Southeastern Section - 68th Annual Meeting - 2019

Paper No. 45-3
Presentation Time: 2:20 PM

POST-PALEOZOIC UPLIFT OF THE SOUTHERN AND CENTRAL APPALACHIANS: THE GREATEST REMAINING UNSOLVED PROBLEM IN APPALACHIAN TECTONICS


HATCHER Jr., Robert D., Earth and Planetary Sciences, University of Tennessee, Knoxville, TN 37996 and PROWELL, David C., 555 Spence Rd, Fairburn, GA 30213

The post-Paleozoic (PZ) history of the Appalachian (AP) region is marked by long periods of erosion during the early Mesozoic (MZ) following the Alleghanian orogeny and development of a carbonate platform during opening of the Atlantic Ocean. Uplift of SE North America (NA) occurred again in the Late Cretaceous (K) spilling large quantities of sediment onto the Atlantic and Gulf continental margins from the Late Cretaceous well into the Eocene. Carbonate deposition resumed during the mid-Cenozoic (CZ), but uplift of the AP region occurred again beginning in the late Miocene-early Pliocene (MP) producing the modern topography (TP) of the exposed southern AP and supplying sediment to the Atlantic-Gulf Coastal Plain (CP). Present-day TP and major drainages in the non-glaciated AP reveal anomalous patterns that alone indicate PZ-early MZ tectonics and rock types play a minor role in modern topography: major drainages that drain the W AP head in the E Blue Ridge (BR) and Piedmont (P). The 1,500->2000 m maximum AP height shifts from the S AP BR to the central AP foreland. Appalachian crust today remains >50 km thick in some regions beneath the Valley and Ridge, BR, and western P, but thins abruptly to <35 km thick from the central P suture eastward beneath the CP from VA into GA. Late Jurassic (J) to Early K reversal of Triassic-Early J extension to ridge-push-related compression could account for the K uplift, but does not account for the MP uplift event.

Mantle (M) processes undoubtedly controlled the Late MZ-early Tertiary and Miocene-Pliocene uplift events.
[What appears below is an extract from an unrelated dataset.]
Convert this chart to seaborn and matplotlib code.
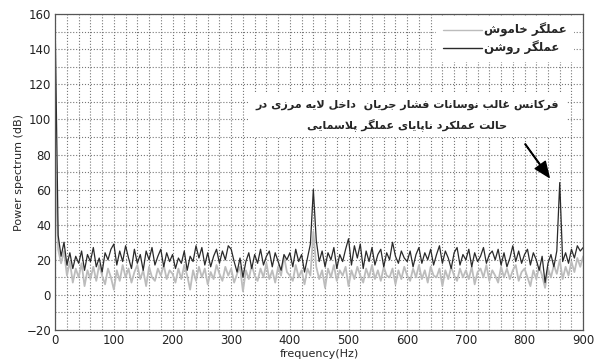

Tomographic (Tm) data in SE NA reveal a high-velocity (HV), SE-dipping M slab (high density?) W of the AP and a low-velocity (LV) M (low-density?) to the E. This has been interpreted as a dynamic system of downward flow of the HV slab and upward flow beneath the high southern AP, but smaller HV zones underlie the high TP, and LV zones underlie the P. Despite great strides in Tm resolution of M structure, the mismatch between modern TP and TM data reconfirms our imperfect understanding of M structure.